Lymphatic transport is strongly influenced by the hydrodynamic size of delivered agents, yet comparisons across distinct material platforms remain limited. This work investigates this principle using a selection of Gd-based MRI contrast agents that span a wide size range and key material platforms: a small molecule Gd–DTPA, a macromolecular polymer PAA–Gd, and a nanocrystal NaGdF₄@PEG. The results reveal a clear size-dominated delivery rule: agents with hydrodynamic diameters below 10 nm efficiently enter lymphatic vessels for nodal accumulation, whereas larger nanoparticles (>20 nm) are largely excluded from lymphatic vessels and instead rely on interstitial transport. This distinct pharmacokinetic behavior was visualized through dynamic contrast-enhanced (DCE) MRI and T₁-weighted imaging (T₁WI) and validated by chlorophosphonazo III (CPN III) staining.

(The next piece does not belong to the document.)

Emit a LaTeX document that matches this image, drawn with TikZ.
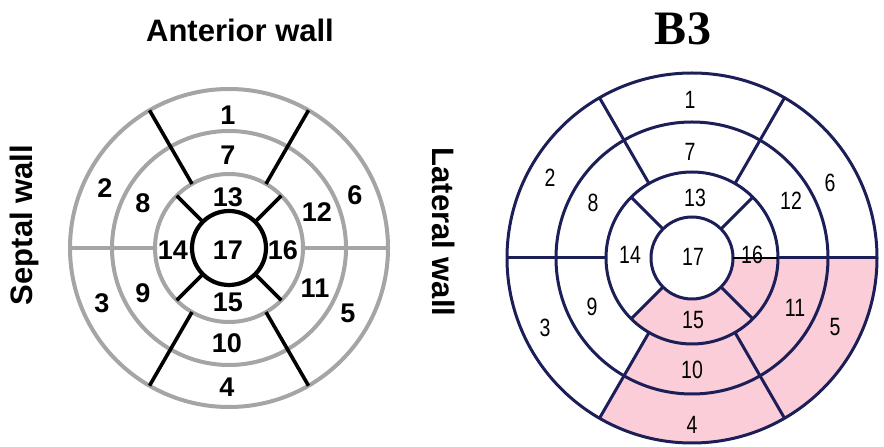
\documentclass[tikz,border=0pt]{standalone}
\usepackage{fontspec}
\setmainfont{Liberation Sans}
\newfontfamily\narrowsans[FakeStretch=0.78]{Liberation Sans}
\newfontfamily\titleserif{Liberation Serif}
\definecolor{ringgray}{RGB}{165,165,165}
\definecolor{navy}{RGB}{28,30,88}
\definecolor{infarct}{RGB}{250,205,216}
\tikzset{
  leftnum/.style={font=\bfseries\fontsize{27}{27}\selectfont, inner sep=0pt},
  rightnum/.style={font=\narrowsans\fontsize{25}{25}\selectfont, inner sep=0pt},
  walllabel/.style={font=\bfseries\fontsize{31}{31}\selectfont, inner sep=0pt},
}

\begin{document}
\begin{tikzpicture}[x=1pt, y=1pt]
    \useasboundingbox (0,0) rectangle (884,447);
    % left model, grey rings and black spokes
    \begin{scope}[shift={(229,199)}]
        \foreach \r in {159,117,74} \draw[ringgray, line width=4pt] (0,0) circle (\r);
        \draw[ringgray, line width=3.5pt] (180:159) -- (180:74) (0:74) -- (0:159);
        \foreach \a in {60,120,240,300} \draw[line width=3.6pt] (\a:159) -- (\a:74);
        \foreach \a in {45,135,225,315} \draw[line width=3.6pt] (\a:74) -- (\a:37);
        \draw[line width=4.2pt, fill=white] (0,0) circle (37);
    \end{scope}
    \foreach \n/\x/\y in {1/228/332, 7/228/292, 13/228/250, 17/228/197, 14/173/197, 16/283/197,
        15/228/145, 10/227/104, 4/227/60, 2/105/259, 8/143/244, 12/317/235, 6/355/252,
        9/143/154, 3/102/144, 11/315/159, 5/348/134}
        \node[leftnum] (l\n) at (\x,\y) {\n};
    \node[walllabel] (anterior) at (240,417) {Anterior wall};
    \node[walllabel, rotate=90] (septal) at (24,222) {Septal wall};
    \node[walllabel, rotate=-90] (lateral) at (444,215) {Lateral wall};

    % right model B3
    \begin{scope}[shift={(692,189)}]
        \fill[infarct] (0:185) arc[start angle=0, end angle=-120, radius=185] -- (-120:86)
            arc[start angle=-120, end angle=-135, radius=86] -- (-135:41)
            arc[start angle=-135, end angle=0, radius=41] -- cycle;
        \foreach \r in {185,136,86,41} \draw[navy, line width=3pt] (0,0) circle (\r);
        \draw[navy, line width=3pt] (180:185) -- (180:86) (0:86) -- (0:185);
        \draw[line width=1.4pt] (0:86) -- (0:41);
        \foreach \a in {60,120,240,300} \draw[navy, line width=3pt] (\a:185) -- (\a:86);
        \foreach \a in {45,135,225,315} \draw[navy, line width=3pt] (\a:86) -- (\a:41);
    \end{scope}
    \foreach \n/\x/\y in {1/690/347, 7/690/295, 13/695/249, 17/693/190, 14/630/192, 16/752/192,
        15/693/127, 10/692/77, 4/692/22, 2/550/269, 8/593/244, 12/791/246, 6/830/264,
        9/592/140, 3/545/119, 11/795/139, 5/835/120}
        \node[rightnum] (r\n) at (\x,\y) {\n};
    \node[font=\titleserif\bfseries\fontsize{48}{48}\selectfont, inner sep=0pt] (title) at (683,418) {B3};
\end{tikzpicture}
\end{document}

Furthermore, subcutaneous tumor models were employed to probe the interplay between lymphatic transport and tumor microenvironments. This work moves the field forward by providing a framework to guide the design of lymphatic delivery drugs, turning material-specific observations into universal, size-informed design principles applicable across diverse platforms.